I started a new school in the 5th grade. Not the best time of my life. Looking to fit in and stand out, I became obsessed with music. That was 1979. I'm still obsessed. Not all of these albums came out in that school year, but it's when I discovered them.
  1. Blondie, "Parallel Lines"
    "Parallel Lines" was the first album I bought with my own money. I first heard "Heart of Glass" on Kasey Kasim's American Top 40; I loved it immediately. Sounded disco but also rock, featured some excellent high-hat work, and contained the word "ass"--an important detail to a 10 year. It also seeded my completist personality, and I soon bought "Blondie" and "Plastic Letters," neither of which were that good.
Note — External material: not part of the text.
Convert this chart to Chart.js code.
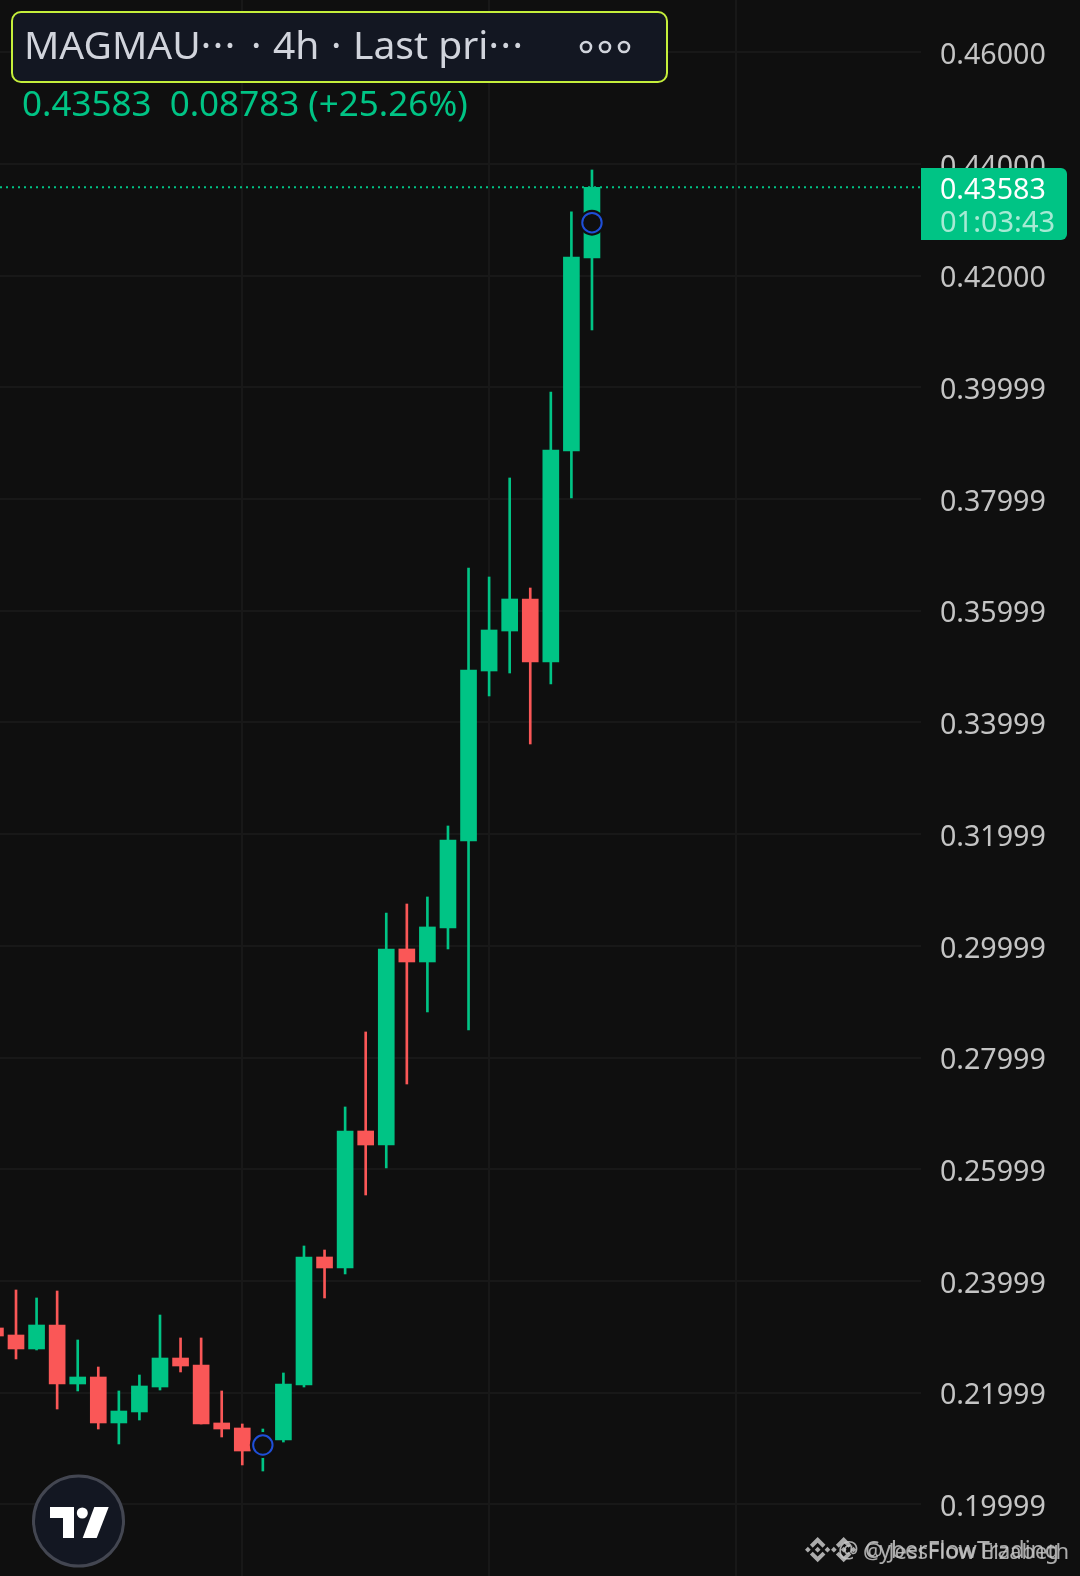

Debbie Harry became my first celebrity crush, even though she was 33 st the time.
  2. The Cars, "The Cars"
    "The Cars" was my sister's album, and I was I was drawn in by the woman on the cover biting a clear steering wheel. But the songs--sweet Jebus, it's a great album. The songs are quirky but accessible and crisply produced. And what other rock band gave vocabulary lessons? Rhapsody, illustrious, psyllium--I needed a dictionary just to understand the lyrics.
  3. AC/DC, "Let There Be Rock"
    When pressed to name their favorite Bon Scott–era AC/DC album,* most say High Voltage or Highway to Hell. For my money, it's Let There Be Rock. It has the title song and Whole Lotta Rosie AND the album opener is about how great Bon's lady is at giving head. Every song on this album kicks ass, and there are no bagpipes to be found. *No one ever asks what your favorite Brian Johnson–era AC/DC album is because it's Back in Black.
  4. Devo, "Freedom of Choice"
    Don't ask me how Devo slipped into my life. I guess it was the video for "Whip It," back when MTV threw everything on the wall just to see what stuck. Devo was weird: red flower pots on their heads, like 6 guys playing keyboards, electronic drums--a fair distance from my usual musical diet of LED Zeppelin. But Devo proves that good songs are good songs, regardless of headgear.
  5. Billy Joel, "Glass Houses"
    This is the only Billy Joel album I've ever owned. It's just a great rock record. It's wonderfully sequenced and sports great production, and for some reason "You May Be Right" poked at the wannabe rebel in me.